## Task goal
Quote all of the data exactly as given. Skip every picture it contains.

------

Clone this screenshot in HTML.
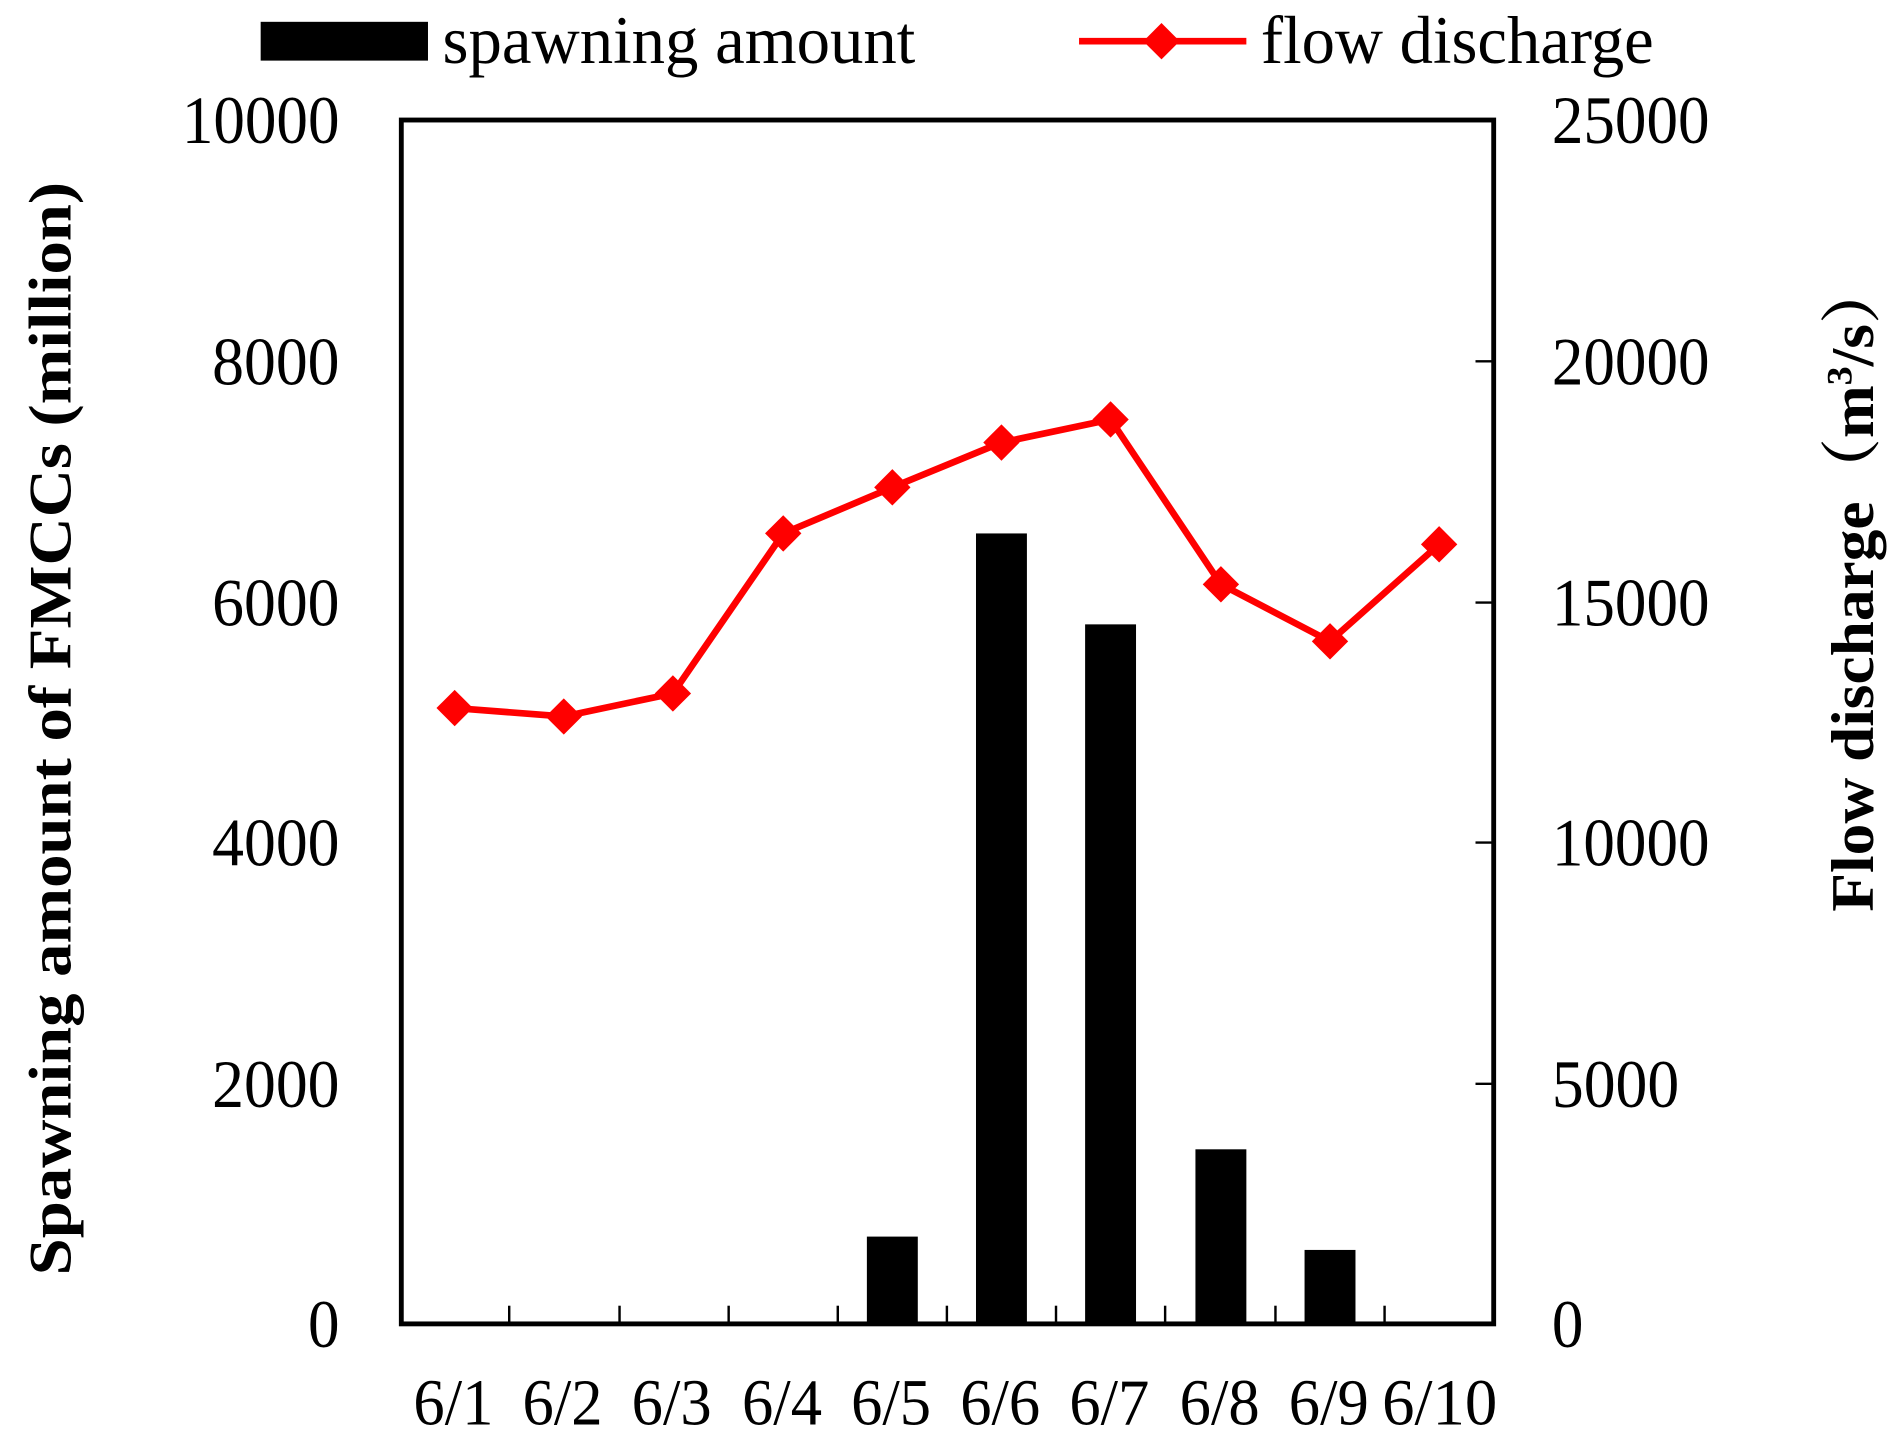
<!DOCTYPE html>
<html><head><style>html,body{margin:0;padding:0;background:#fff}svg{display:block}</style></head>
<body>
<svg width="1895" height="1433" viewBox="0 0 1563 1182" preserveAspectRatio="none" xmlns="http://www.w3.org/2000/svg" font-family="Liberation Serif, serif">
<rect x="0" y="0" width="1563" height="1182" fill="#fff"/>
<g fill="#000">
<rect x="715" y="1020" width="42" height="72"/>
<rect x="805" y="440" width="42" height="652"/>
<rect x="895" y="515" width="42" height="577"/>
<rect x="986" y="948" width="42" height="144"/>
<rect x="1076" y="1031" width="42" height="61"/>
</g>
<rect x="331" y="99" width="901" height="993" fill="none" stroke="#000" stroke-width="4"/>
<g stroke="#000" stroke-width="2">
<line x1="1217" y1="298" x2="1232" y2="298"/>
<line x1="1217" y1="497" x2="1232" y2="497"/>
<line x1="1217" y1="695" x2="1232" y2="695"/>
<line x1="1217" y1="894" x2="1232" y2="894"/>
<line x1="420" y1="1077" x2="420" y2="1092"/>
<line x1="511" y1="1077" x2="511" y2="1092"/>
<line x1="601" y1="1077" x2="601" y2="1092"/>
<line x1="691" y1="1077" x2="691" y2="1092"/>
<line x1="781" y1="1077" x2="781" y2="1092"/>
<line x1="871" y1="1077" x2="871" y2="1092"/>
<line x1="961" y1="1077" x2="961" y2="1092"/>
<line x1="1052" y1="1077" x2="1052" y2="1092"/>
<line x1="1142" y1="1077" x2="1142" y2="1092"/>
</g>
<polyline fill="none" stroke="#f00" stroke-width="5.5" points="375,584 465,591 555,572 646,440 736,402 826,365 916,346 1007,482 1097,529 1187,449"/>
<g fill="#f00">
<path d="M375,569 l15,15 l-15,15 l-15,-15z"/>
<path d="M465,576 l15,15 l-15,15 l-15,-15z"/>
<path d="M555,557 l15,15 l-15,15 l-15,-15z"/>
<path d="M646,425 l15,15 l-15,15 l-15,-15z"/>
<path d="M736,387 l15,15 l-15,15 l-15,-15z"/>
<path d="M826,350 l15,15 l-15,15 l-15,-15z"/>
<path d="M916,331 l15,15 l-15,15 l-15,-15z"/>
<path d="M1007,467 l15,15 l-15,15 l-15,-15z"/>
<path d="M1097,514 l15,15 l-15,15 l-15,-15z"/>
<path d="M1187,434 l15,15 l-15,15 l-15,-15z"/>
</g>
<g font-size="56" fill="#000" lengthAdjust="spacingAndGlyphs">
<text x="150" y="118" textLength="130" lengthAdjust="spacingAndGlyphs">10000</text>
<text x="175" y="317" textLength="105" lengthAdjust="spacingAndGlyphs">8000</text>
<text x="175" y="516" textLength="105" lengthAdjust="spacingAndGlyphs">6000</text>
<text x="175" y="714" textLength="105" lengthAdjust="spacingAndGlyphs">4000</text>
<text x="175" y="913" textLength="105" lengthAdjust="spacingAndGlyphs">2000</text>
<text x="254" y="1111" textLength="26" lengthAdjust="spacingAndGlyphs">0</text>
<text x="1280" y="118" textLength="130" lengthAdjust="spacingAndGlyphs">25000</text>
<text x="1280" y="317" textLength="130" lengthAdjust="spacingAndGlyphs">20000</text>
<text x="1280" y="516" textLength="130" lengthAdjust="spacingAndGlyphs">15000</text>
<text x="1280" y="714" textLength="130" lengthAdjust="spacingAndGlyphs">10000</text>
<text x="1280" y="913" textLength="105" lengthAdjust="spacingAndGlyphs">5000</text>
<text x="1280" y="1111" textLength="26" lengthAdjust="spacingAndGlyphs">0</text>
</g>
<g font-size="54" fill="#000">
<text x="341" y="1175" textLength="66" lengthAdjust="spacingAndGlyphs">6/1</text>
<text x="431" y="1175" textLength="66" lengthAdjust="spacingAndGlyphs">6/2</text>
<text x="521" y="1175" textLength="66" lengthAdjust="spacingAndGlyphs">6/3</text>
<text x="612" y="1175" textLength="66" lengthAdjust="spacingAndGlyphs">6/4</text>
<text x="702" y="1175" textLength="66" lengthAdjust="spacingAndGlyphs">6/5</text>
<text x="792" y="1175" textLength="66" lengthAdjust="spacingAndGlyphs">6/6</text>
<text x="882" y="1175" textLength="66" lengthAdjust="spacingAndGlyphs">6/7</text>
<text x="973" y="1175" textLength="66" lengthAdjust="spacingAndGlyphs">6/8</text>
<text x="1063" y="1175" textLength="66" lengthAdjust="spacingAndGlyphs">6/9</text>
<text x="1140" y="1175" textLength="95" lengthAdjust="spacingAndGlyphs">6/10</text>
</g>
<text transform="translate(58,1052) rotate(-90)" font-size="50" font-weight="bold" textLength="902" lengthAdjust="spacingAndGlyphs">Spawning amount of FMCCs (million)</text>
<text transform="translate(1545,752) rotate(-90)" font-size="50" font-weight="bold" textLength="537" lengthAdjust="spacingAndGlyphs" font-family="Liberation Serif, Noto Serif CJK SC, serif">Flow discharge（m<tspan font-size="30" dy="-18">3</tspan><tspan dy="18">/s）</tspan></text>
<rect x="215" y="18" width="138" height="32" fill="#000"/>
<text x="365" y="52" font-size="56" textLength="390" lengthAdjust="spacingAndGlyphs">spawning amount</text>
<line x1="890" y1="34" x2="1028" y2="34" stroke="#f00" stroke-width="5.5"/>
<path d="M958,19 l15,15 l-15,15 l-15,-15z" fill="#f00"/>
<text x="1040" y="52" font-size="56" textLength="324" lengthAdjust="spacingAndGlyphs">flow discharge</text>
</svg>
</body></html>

------

## Exercise solution
Clone this screenshot in HTML.
<!DOCTYPE html>
<html><head><style>html,body{margin:0;padding:0;background:#fff}svg{display:block}</style></head>
<body>
<svg width="1895" height="1433" viewBox="0 0 1563 1182" preserveAspectRatio="none" xmlns="http://www.w3.org/2000/svg" font-family="Liberation Serif, serif">
<rect x="0" y="0" width="1563" height="1182" fill="#fff"/>
<g fill="#000">
<rect x="715" y="1020" width="42" height="72"/>
<rect x="805" y="440" width="42" height="652"/>
<rect x="895" y="515" width="42" height="577"/>
<rect x="986" y="948" width="42" height="144"/>
<rect x="1076" y="1031" width="42" height="61"/>
</g>
<rect x="331" y="99" width="901" height="993" fill="none" stroke="#000" stroke-width="4"/>
<g stroke="#000" stroke-width="2">
<line x1="1217" y1="298" x2="1232" y2="298"/>
<line x1="1217" y1="497" x2="1232" y2="497"/>
<line x1="1217" y1="695" x2="1232" y2="695"/>
<line x1="1217" y1="894" x2="1232" y2="894"/>
<line x1="420" y1="1077" x2="420" y2="1092"/>
<line x1="511" y1="1077" x2="511" y2="1092"/>
<line x1="601" y1="1077" x2="601" y2="1092"/>
<line x1="691" y1="1077" x2="691" y2="1092"/>
<line x1="781" y1="1077" x2="781" y2="1092"/>
<line x1="871" y1="1077" x2="871" y2="1092"/>
<line x1="961" y1="1077" x2="961" y2="1092"/>
<line x1="1052" y1="1077" x2="1052" y2="1092"/>
<line x1="1142" y1="1077" x2="1142" y2="1092"/>
</g>
<polyline fill="none" stroke="#f00" stroke-width="5.5" points="375,584 465,591 555,572 646,440 736,402 826,365 916,346 1007,482 1097,529 1187,449"/>
<g fill="#f00">
<path d="M375,569 l15,15 l-15,15 l-15,-15z"/>
<path d="M465,576 l15,15 l-15,15 l-15,-15z"/>
<path d="M555,557 l15,15 l-15,15 l-15,-15z"/>
<path d="M646,425 l15,15 l-15,15 l-15,-15z"/>
<path d="M736,387 l15,15 l-15,15 l-15,-15z"/>
<path d="M826,350 l15,15 l-15,15 l-15,-15z"/>
<path d="M916,331 l15,15 l-15,15 l-15,-15z"/>
<path d="M1007,467 l15,15 l-15,15 l-15,-15z"/>
<path d="M1097,514 l15,15 l-15,15 l-15,-15z"/>
<path d="M1187,434 l15,15 l-15,15 l-15,-15z"/>
</g>
<g font-size="56" fill="#000" lengthAdjust="spacingAndGlyphs">
<text x="150" y="118" textLength="130" lengthAdjust="spacingAndGlyphs">10000</text>
<text x="175" y="317" textLength="105" lengthAdjust="spacingAndGlyphs">8000</text>
<text x="175" y="516" textLength="105" lengthAdjust="spacingAndGlyphs">6000</text>
<text x="175" y="714" textLength="105" lengthAdjust="spacingAndGlyphs">4000</text>
<text x="175" y="913" textLength="105" lengthAdjust="spacingAndGlyphs">2000</text>
<text x="254" y="1111" textLength="26" lengthAdjust="spacingAndGlyphs">0</text>
<text x="1280" y="118" textLength="130" lengthAdjust="spacingAndGlyphs">25000</text>
<text x="1280" y="317" textLength="130" lengthAdjust="spacingAndGlyphs">20000</text>
<text x="1280" y="516" textLength="130" lengthAdjust="spacingAndGlyphs">15000</text>
<text x="1280" y="714" textLength="130" lengthAdjust="spacingAndGlyphs">10000</text>
<text x="1280" y="913" textLength="105" lengthAdjust="spacingAndGlyphs">5000</text>
<text x="1280" y="1111" textLength="26" lengthAdjust="spacingAndGlyphs">0</text>
</g>
<g font-size="54" fill="#000">
<text x="341" y="1175" textLength="66" lengthAdjust="spacingAndGlyphs">6/1</text>
<text x="431" y="1175" textLength="66" lengthAdjust="spacingAndGlyphs">6/2</text>
<text x="521" y="1175" textLength="66" lengthAdjust="spacingAndGlyphs">6/3</text>
<text x="612" y="1175" textLength="66" lengthAdjust="spacingAndGlyphs">6/4</text>
<text x="702" y="1175" textLength="66" lengthAdjust="spacingAndGlyphs">6/5</text>
<text x="792" y="1175" textLength="66" lengthAdjust="spacingAndGlyphs">6/6</text>
<text x="882" y="1175" textLength="66" lengthAdjust="spacingAndGlyphs">6/7</text>
<text x="973" y="1175" textLength="66" lengthAdjust="spacingAndGlyphs">6/8</text>
<text x="1063" y="1175" textLength="66" lengthAdjust="spacingAndGlyphs">6/9</text>
<text x="1140" y="1175" textLength="95" lengthAdjust="spacingAndGlyphs">6/10</text>
</g>
<text transform="translate(58,1052) rotate(-90)" font-size="50" font-weight="bold" textLength="902" lengthAdjust="spacingAndGlyphs">Spawning amount of FMCCs (million)</text>
<text transform="translate(1545,752) rotate(-90)" font-size="50" font-weight="bold" textLength="537" lengthAdjust="spacingAndGlyphs" font-family="Liberation Serif, Noto Serif CJK SC, serif">Flow discharge（m<tspan font-size="30" dy="-18">3</tspan><tspan dy="18">/s）</tspan></text>
<rect x="215" y="18" width="138" height="32" fill="#000"/>
<text x="365" y="52" font-size="56" textLength="390" lengthAdjust="spacingAndGlyphs">spawning amount</text>
<line x1="890" y1="34" x2="1028" y2="34" stroke="#f00" stroke-width="5.5"/>
<path d="M958,19 l15,15 l-15,15 l-15,-15z" fill="#f00"/>
<text x="1040" y="52" font-size="56" textLength="324" lengthAdjust="spacingAndGlyphs">flow discharge</text>
</svg>
</body></html>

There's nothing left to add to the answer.